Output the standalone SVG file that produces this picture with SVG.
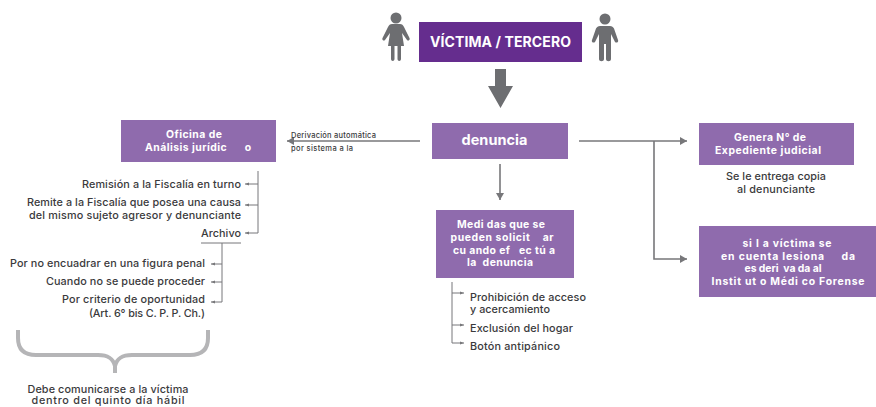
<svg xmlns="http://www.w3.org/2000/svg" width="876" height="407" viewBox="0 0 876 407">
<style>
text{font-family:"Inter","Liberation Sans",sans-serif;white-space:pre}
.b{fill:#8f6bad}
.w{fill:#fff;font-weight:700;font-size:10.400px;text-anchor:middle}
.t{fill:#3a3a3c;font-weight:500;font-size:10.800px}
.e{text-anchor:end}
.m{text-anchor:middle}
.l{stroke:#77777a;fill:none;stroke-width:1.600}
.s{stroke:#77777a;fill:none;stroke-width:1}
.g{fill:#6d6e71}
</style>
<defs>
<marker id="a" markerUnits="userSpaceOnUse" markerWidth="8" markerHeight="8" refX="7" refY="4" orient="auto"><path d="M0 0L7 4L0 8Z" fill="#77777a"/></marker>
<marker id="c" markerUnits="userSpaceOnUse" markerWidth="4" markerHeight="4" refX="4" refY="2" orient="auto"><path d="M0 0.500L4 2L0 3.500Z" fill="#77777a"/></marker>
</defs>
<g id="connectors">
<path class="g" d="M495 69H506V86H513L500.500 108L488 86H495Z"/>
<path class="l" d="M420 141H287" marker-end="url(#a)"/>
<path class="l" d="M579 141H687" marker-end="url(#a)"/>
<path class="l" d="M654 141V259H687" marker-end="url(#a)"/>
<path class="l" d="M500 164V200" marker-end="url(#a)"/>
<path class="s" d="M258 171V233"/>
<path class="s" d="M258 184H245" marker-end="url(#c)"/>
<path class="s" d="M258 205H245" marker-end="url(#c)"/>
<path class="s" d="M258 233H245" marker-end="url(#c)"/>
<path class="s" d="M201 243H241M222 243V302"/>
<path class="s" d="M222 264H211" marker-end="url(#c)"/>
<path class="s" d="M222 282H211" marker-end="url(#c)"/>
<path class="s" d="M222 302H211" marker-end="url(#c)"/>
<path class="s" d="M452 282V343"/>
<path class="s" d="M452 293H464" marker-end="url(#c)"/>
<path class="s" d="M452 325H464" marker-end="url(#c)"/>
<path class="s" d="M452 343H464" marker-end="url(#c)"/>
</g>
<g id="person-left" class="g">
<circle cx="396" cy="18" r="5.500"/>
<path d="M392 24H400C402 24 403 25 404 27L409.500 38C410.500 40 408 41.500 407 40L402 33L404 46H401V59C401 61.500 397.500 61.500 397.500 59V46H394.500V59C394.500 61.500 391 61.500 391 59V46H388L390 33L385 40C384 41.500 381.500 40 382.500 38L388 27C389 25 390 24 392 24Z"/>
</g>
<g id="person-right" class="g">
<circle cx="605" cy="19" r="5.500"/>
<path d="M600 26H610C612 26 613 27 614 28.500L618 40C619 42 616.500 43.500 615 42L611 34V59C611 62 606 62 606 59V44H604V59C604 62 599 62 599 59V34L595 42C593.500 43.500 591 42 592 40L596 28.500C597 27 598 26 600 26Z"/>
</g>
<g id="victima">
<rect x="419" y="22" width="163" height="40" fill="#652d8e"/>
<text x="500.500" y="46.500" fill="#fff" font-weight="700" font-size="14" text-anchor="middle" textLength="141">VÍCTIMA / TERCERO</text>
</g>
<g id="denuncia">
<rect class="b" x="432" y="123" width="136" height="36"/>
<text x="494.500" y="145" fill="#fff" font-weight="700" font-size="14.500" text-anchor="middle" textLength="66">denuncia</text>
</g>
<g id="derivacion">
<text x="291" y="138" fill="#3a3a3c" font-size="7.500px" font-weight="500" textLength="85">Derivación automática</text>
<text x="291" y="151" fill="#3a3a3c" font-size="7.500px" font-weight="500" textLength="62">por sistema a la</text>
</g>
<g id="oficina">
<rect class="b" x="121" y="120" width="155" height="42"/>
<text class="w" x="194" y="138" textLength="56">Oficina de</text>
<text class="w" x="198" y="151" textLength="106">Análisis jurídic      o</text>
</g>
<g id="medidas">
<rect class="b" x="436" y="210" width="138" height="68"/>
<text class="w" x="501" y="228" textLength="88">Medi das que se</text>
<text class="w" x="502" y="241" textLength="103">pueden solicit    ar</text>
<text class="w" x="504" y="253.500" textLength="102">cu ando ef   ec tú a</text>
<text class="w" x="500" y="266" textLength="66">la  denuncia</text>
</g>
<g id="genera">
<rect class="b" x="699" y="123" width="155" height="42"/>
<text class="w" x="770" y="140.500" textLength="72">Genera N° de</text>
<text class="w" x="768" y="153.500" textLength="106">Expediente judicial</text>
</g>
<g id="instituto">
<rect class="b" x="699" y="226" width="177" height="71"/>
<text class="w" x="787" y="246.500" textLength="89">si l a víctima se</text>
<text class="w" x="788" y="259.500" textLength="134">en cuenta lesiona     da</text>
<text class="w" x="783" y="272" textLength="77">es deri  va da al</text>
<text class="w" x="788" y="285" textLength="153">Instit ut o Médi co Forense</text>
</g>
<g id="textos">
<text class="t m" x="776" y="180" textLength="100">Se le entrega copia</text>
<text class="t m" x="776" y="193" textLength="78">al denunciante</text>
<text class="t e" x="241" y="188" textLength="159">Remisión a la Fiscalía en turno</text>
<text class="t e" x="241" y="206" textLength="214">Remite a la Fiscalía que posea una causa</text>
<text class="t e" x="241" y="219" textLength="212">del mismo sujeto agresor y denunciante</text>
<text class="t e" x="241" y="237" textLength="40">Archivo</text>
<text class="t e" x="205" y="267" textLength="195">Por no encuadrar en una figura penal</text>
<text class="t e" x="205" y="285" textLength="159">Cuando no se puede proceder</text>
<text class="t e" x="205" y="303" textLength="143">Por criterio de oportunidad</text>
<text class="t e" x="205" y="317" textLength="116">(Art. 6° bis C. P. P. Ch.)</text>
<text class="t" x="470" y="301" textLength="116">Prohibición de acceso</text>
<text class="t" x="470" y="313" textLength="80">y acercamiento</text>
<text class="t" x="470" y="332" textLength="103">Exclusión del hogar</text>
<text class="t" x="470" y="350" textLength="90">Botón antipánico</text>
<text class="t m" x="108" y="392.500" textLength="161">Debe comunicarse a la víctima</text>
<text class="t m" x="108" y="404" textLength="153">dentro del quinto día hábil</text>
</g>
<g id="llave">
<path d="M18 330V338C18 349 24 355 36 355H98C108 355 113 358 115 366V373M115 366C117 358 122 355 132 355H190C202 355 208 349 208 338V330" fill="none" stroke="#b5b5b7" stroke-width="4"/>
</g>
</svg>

### INSTRUCTIONS FOR THE TASK
Repeat the data exactly in full, omitting its pictures.

### WRITTEN RESPONSE
Output the standalone SVG file that produces this picture with SVG.
<svg xmlns="http://www.w3.org/2000/svg" width="876" height="407" viewBox="0 0 876 407">
<style>
text{font-family:"Inter","Liberation Sans",sans-serif;white-space:pre}
.b{fill:#8f6bad}
.w{fill:#fff;font-weight:700;font-size:10.400px;text-anchor:middle}
.t{fill:#3a3a3c;font-weight:500;font-size:10.800px}
.e{text-anchor:end}
.m{text-anchor:middle}
.l{stroke:#77777a;fill:none;stroke-width:1.600}
.s{stroke:#77777a;fill:none;stroke-width:1}
.g{fill:#6d6e71}
</style>
<defs>
<marker id="a" markerUnits="userSpaceOnUse" markerWidth="8" markerHeight="8" refX="7" refY="4" orient="auto"><path d="M0 0L7 4L0 8Z" fill="#77777a"/></marker>
<marker id="c" markerUnits="userSpaceOnUse" markerWidth="4" markerHeight="4" refX="4" refY="2" orient="auto"><path d="M0 0.500L4 2L0 3.500Z" fill="#77777a"/></marker>
</defs>
<g id="connectors">
<path class="g" d="M495 69H506V86H513L500.500 108L488 86H495Z"/>
<path class="l" d="M420 141H287" marker-end="url(#a)"/>
<path class="l" d="M579 141H687" marker-end="url(#a)"/>
<path class="l" d="M654 141V259H687" marker-end="url(#a)"/>
<path class="l" d="M500 164V200" marker-end="url(#a)"/>
<path class="s" d="M258 171V233"/>
<path class="s" d="M258 184H245" marker-end="url(#c)"/>
<path class="s" d="M258 205H245" marker-end="url(#c)"/>
<path class="s" d="M258 233H245" marker-end="url(#c)"/>
<path class="s" d="M201 243H241M222 243V302"/>
<path class="s" d="M222 264H211" marker-end="url(#c)"/>
<path class="s" d="M222 282H211" marker-end="url(#c)"/>
<path class="s" d="M222 302H211" marker-end="url(#c)"/>
<path class="s" d="M452 282V343"/>
<path class="s" d="M452 293H464" marker-end="url(#c)"/>
<path class="s" d="M452 325H464" marker-end="url(#c)"/>
<path class="s" d="M452 343H464" marker-end="url(#c)"/>
</g>
<g id="person-left" class="g">
<circle cx="396" cy="18" r="5.500"/>
<path d="M392 24H400C402 24 403 25 404 27L409.500 38C410.500 40 408 41.500 407 40L402 33L404 46H401V59C401 61.500 397.500 61.500 397.500 59V46H394.500V59C394.500 61.500 391 61.500 391 59V46H388L390 33L385 40C384 41.500 381.500 40 382.500 38L388 27C389 25 390 24 392 24Z"/>
</g>
<g id="person-right" class="g">
<circle cx="605" cy="19" r="5.500"/>
<path d="M600 26H610C612 26 613 27 614 28.500L618 40C619 42 616.500 43.500 615 42L611 34V59C611 62 606 62 606 59V44H604V59C604 62 599 62 599 59V34L595 42C593.500 43.500 591 42 592 40L596 28.500C597 27 598 26 600 26Z"/>
</g>
<g id="victima">
<rect x="419" y="22" width="163" height="40" fill="#652d8e"/>
<text x="500.500" y="46.500" fill="#fff" font-weight="700" font-size="14" text-anchor="middle" textLength="141">VÍCTIMA / TERCERO</text>
</g>
<g id="denuncia">
<rect class="b" x="432" y="123" width="136" height="36"/>
<text x="494.500" y="145" fill="#fff" font-weight="700" font-size="14.500" text-anchor="middle" textLength="66">denuncia</text>
</g>
<g id="derivacion">
<text x="291" y="138" fill="#3a3a3c" font-size="7.500px" font-weight="500" textLength="85">Derivación automática</text>
<text x="291" y="151" fill="#3a3a3c" font-size="7.500px" font-weight="500" textLength="62">por sistema a la</text>
</g>
<g id="oficina">
<rect class="b" x="121" y="120" width="155" height="42"/>
<text class="w" x="194" y="138" textLength="56">Oficina de</text>
<text class="w" x="198" y="151" textLength="106">Análisis jurídic      o</text>
</g>
<g id="medidas">
<rect class="b" x="436" y="210" width="138" height="68"/>
<text class="w" x="501" y="228" textLength="88">Medi das que se</text>
<text class="w" x="502" y="241" textLength="103">pueden solicit    ar</text>
<text class="w" x="504" y="253.500" textLength="102">cu ando ef   ec tú a</text>
<text class="w" x="500" y="266" textLength="66">la  denuncia</text>
</g>
<g id="genera">
<rect class="b" x="699" y="123" width="155" height="42"/>
<text class="w" x="770" y="140.500" textLength="72">Genera N° de</text>
<text class="w" x="768" y="153.500" textLength="106">Expediente judicial</text>
</g>
<g id="instituto">
<rect class="b" x="699" y="226" width="177" height="71"/>
<text class="w" x="787" y="246.500" textLength="89">si l a víctima se</text>
<text class="w" x="788" y="259.500" textLength="134">en cuenta lesiona     da</text>
<text class="w" x="783" y="272" textLength="77">es deri  va da al</text>
<text class="w" x="788" y="285" textLength="153">Instit ut o Médi co Forense</text>
</g>
<g id="textos">
<text class="t m" x="776" y="180" textLength="100">Se le entrega copia</text>
<text class="t m" x="776" y="193" textLength="78">al denunciante</text>
<text class="t e" x="241" y="188" textLength="159">Remisión a la Fiscalía en turno</text>
<text class="t e" x="241" y="206" textLength="214">Remite a la Fiscalía que posea una causa</text>
<text class="t e" x="241" y="219" textLength="212">del mismo sujeto agresor y denunciante</text>
<text class="t e" x="241" y="237" textLength="40">Archivo</text>
<text class="t e" x="205" y="267" textLength="195">Por no encuadrar en una figura penal</text>
<text class="t e" x="205" y="285" textLength="159">Cuando no se puede proceder</text>
<text class="t e" x="205" y="303" textLength="143">Por criterio de oportunidad</text>
<text class="t e" x="205" y="317" textLength="116">(Art. 6° bis C. P. P. Ch.)</text>
<text class="t" x="470" y="301" textLength="116">Prohibición de acceso</text>
<text class="t" x="470" y="313" textLength="80">y acercamiento</text>
<text class="t" x="470" y="332" textLength="103">Exclusión del hogar</text>
<text class="t" x="470" y="350" textLength="90">Botón antipánico</text>
<text class="t m" x="108" y="392.500" textLength="161">Debe comunicarse a la víctima</text>
<text class="t m" x="108" y="404" textLength="153">dentro del quinto día hábil</text>
</g>
<g id="llave">
<path d="M18 330V338C18 349 24 355 36 355H98C108 355 113 358 115 366V373M115 366C117 358 122 355 132 355H190C202 355 208 349 208 338V330" fill="none" stroke="#b5b5b7" stroke-width="4"/>
</g>
</svg>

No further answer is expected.